More fool them because they never had the opportunity to watch Saturday morning Sonic the Hedgehog. Actually the one I preferred, with Scratch and Grounder, tended to be on weekday afternoons rather than Saturday mornings, which meant that I sometimes had to suffer the grand annoyance of missing it.

It wouldn’t have mattered if I stayed at home all day every day in the mid 90s, because I still would have missed out on Final Fantasy V, which spent the first few years of its life saddled with that unfortunate ‘Japan only’ tag. There was, however, a scant possibility that the game was going to be released state-side as Final Fantasy Extreme, in reference to how the menus, settings and statistics were twice as radical as anything that’d come before.

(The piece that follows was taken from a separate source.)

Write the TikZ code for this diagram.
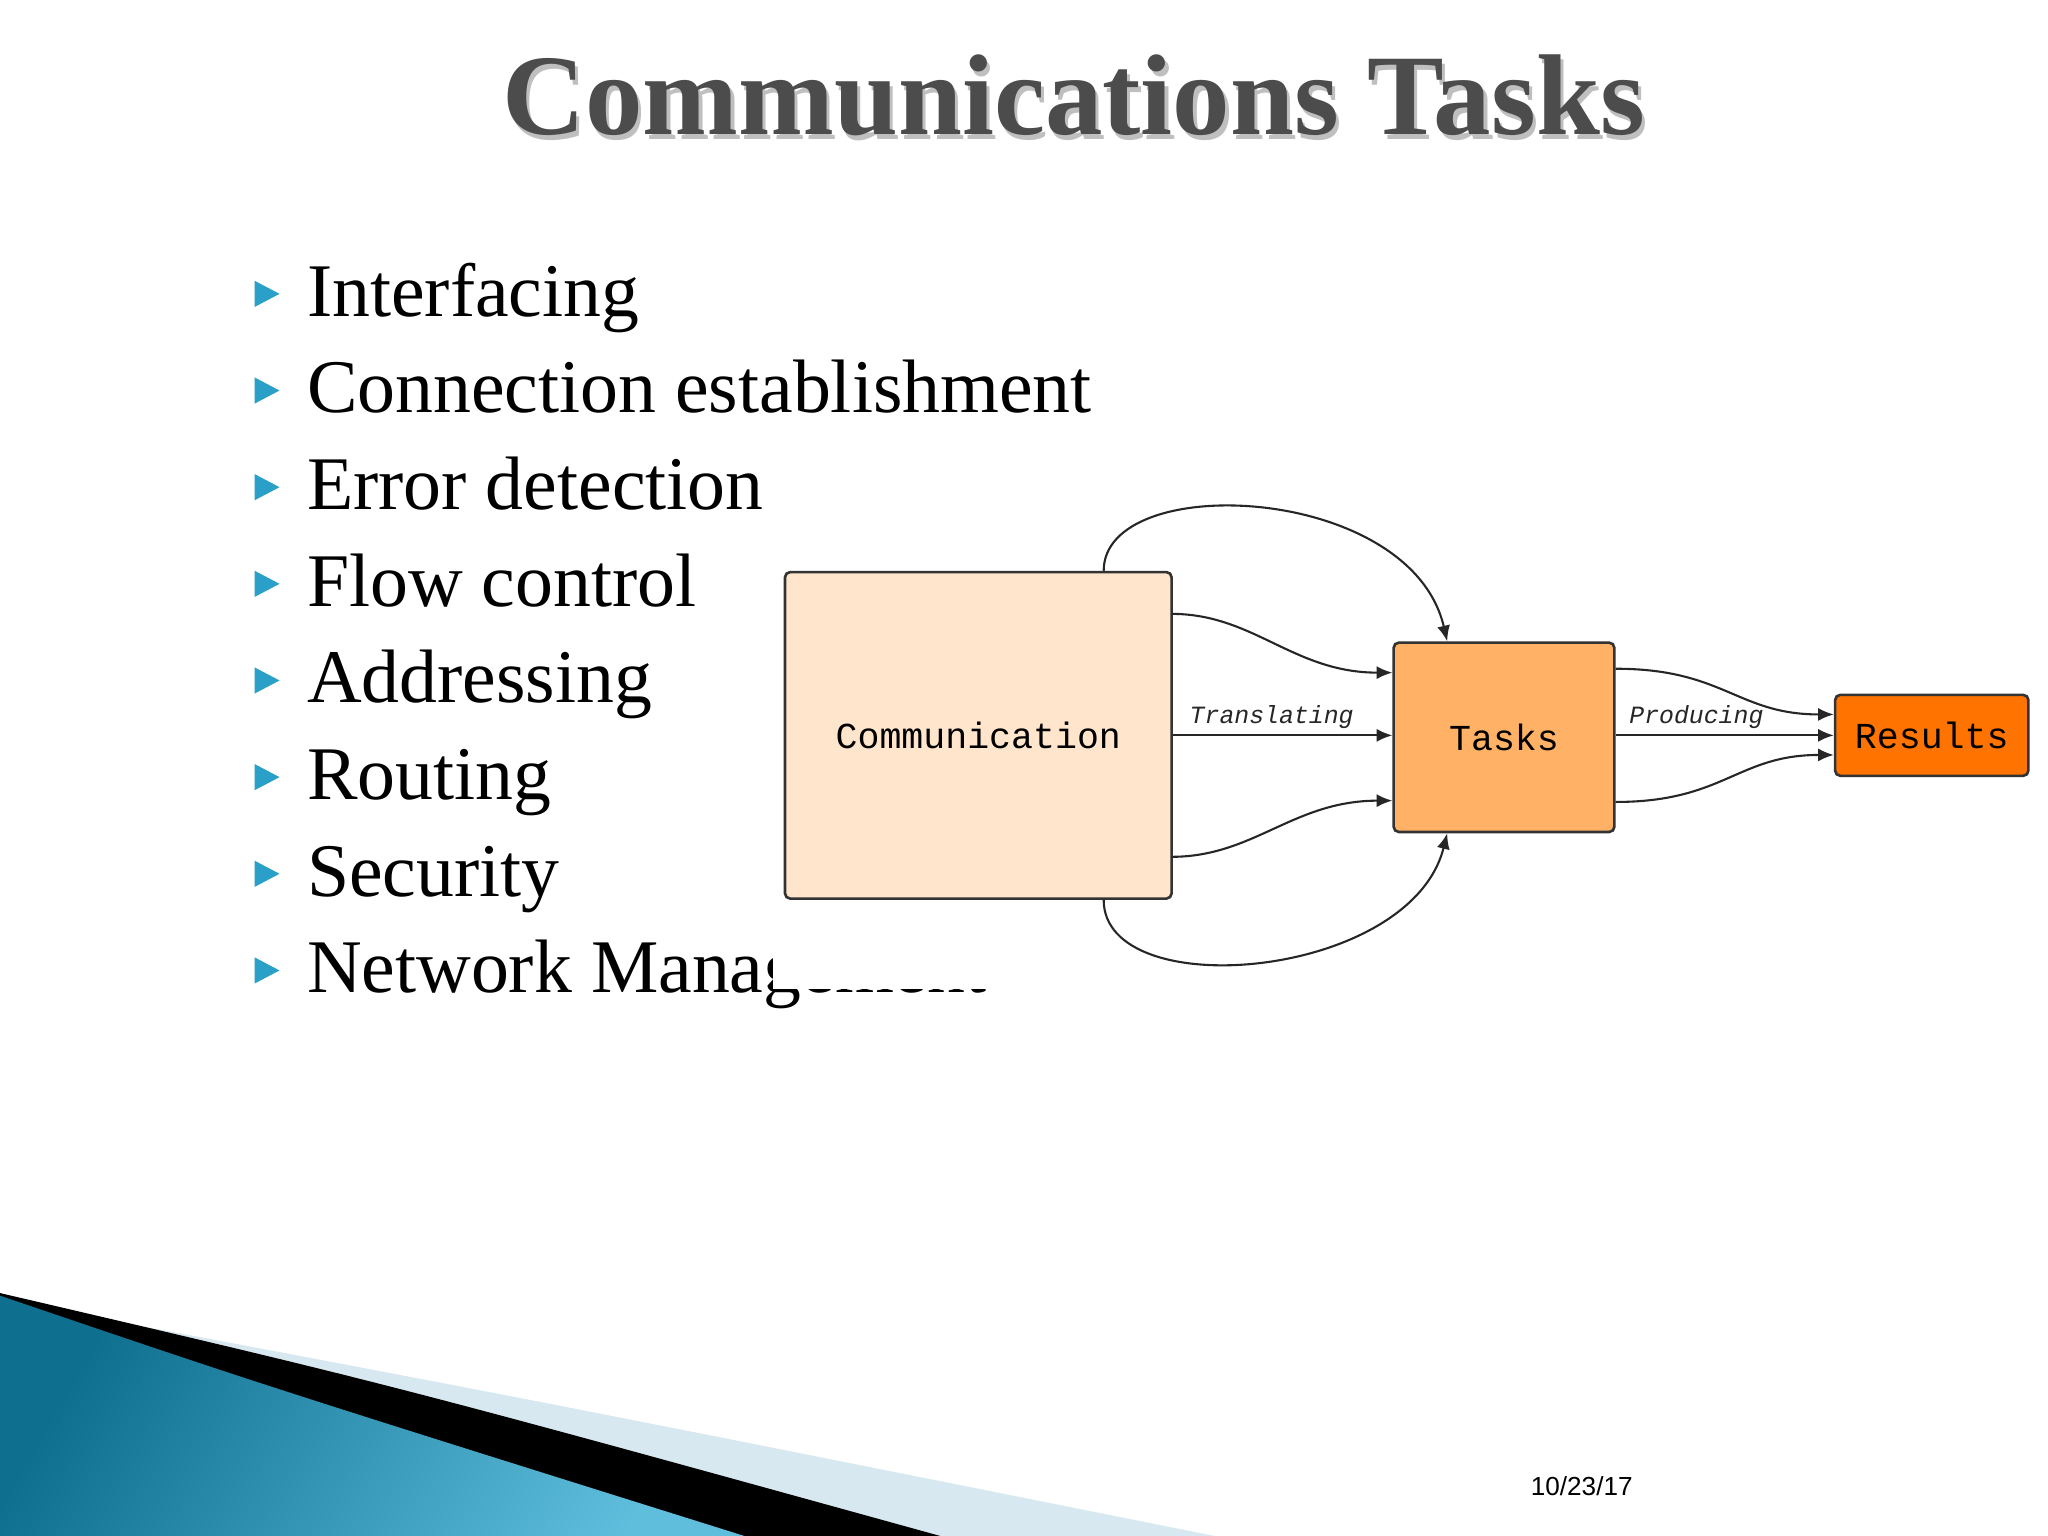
\documentclass[tikz,border=0pt]{standalone}
\usepackage{fontspec}
\setmainfont{Liberation Serif}
\newfontfamily\monof{Liberation Mono}
\newfontfamily\sansf{Liberation Sans}
\usetikzlibrary{arrows.meta}
\definecolor{teal1}{HTML}{2AA0C8}
\definecolor{band}{HTML}{D8E8F0}
\definecolor{deep}{HTML}{0F6F8F}
\definecolor{lite}{HTML}{5EBEDC}
\begin{document}
\begin{tikzpicture}[x=0.5pt,y=-0.5pt,
  bullet/.style={anchor=base west,font=\fontsize{29}{31}\selectfont},
  tri/.style={fill=teal1,draw=none},
  box/.style={draw=black!80,line width=1pt,rounded corners=2pt},
  arr/.style={-{Latex[length=6pt,width=5pt]},line width=0.8pt,black!85},
  lab/.style={font=\monof\itshape\fontsize{9.5}{10}\selectfont,above,inner sep=2pt}]
\useasboundingbox (0,0) rectangle (1568,1176);
\fill[white] (0,0) rectangle (1568,1176);
% bottom decoration
\fill[band] (0,995) .. controls (400,1070) .. (930,1176) -- (0,1176) -- cycle;
\fill[black] (0,990) .. controls (300,1060) .. (720,1176) -- (0,1176) -- cycle;
\shade[left color=deep,right color=lite,shading angle=60] (0,992) .. controls (200,1060) .. (570,1176) -- (0,1176) -- cycle;
% title with shadow
\node[font=\bfseries\fontsize{44}{46}\selectfont,text=black!70] (title) at (822,75)
  {\makebox[0pt][l]{\kern1.2pt\raisebox{-1.8pt}{\textcolor{black!25}{Communications Tasks}}}Communications Tasks};
% bullets
\foreach \t [count=\i] in {Interfacing,Connection establishment,Error detection,Flow control,Addressing,Routing,Security,Network Management}{
  \pgfmathsetmacro\yy{225+74*(\i-1)}
  \fill[tri] (195,\yy-10) -- (214,\yy) -- (195,\yy+10) -- cycle;
  \node[bullet] (b\i) at (228,\yy+17) {\t};
}
% white diagram background
\fill[white] (592,370) rectangle (1566,757);
% boxes
\node[box,fill=orange!20,minimum width=148pt,minimum height=125pt,font=\monof\fontsize{14}{16}\selectfont] (comm) at (749,563) {Communication};
\node[box,fill=orange!60,minimum width=84.5pt,minimum height=72.5pt,font=\monof\fontsize{14}{16}\selectfont] (tasks) at (1151.5,564.5) {Tasks};
\node[box,fill=orange!90!red,minimum width=74pt,minimum height=31pt,font=\monof\fontsize{14}{16}\selectfont] (res) at (1479,563) {Results};
% connectors
\coordinate (c1) at (897,470); \coordinate (c3) at (897,656);
\draw[arr] (c1) .. controls (960,470) and (990,515) .. (tasks.west |- 0,515);
\draw[arr] (comm.east |- 0,563) -- node[lab,pos=0.45]{Translating} (tasks.west |- 0,563);
\draw[arr] (c3) .. controls (960,656) and (990,613) .. (tasks.west |- 0,613);
\draw[arr] (comm.north -| 845,0) .. controls (845,360) and (1080,370) .. (tasks.north -| 1108,0);
\draw[arr] (comm.south -| 845,0) .. controls (845,770) and (1080,750) .. (tasks.south -| 1108,0);
\draw[arr] (tasks.east |- 0,512) .. controls (1320,512) and (1330,547) .. (res.west |- 0,547);
\draw[arr] (tasks.east |- 0,563) -- node[lab,pos=0.37]{Producing} (res.west |- 0,563);
\draw[arr] (tasks.east |- 0,614) .. controls (1320,614) and (1330,578) .. (res.west |- 0,578);
% date
\node[font=\sansf\fontsize{10}{12}\selectfont] (date) at (1211,1138) {10/23/17};
\end{tikzpicture}
\end{document}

Not that this would’ve been much use to me anyway, being dreadful Eurotrash, we wouldn’t catch sight of a proper Final Fantasy game until VII. Who starts a game series at instalment number seven? There’s probably poor fools out there who count The Force Awakens as the first Star Wars film they’ve ever seen. And do you know what that means? By the time they get around to seeing A New Hope, they’ll say it’s played out.

Anyway, I can’t say I’d have been altogether interested in a game called Final Fantasy Extreme unless it was an 80-hour sprawling epic of hot springs and sauna scenes featuring Lulu from FFX, Tifa from FFVII, and probably Fang from FFXIII for some lesbian appeal.

But as it happens, Final Fantasy V was the first of the series I’d played, which is pretty unusual, and it happened on account of me being a dirty pirate. When I found out about the glory of emulation, I downloaded as many SNES ROMs as human hands could e-carry, and found myself with a folder containing Final Fantasy II (really IV) and III (really VI). So the one entitled V had to be the best, better than II and III, right?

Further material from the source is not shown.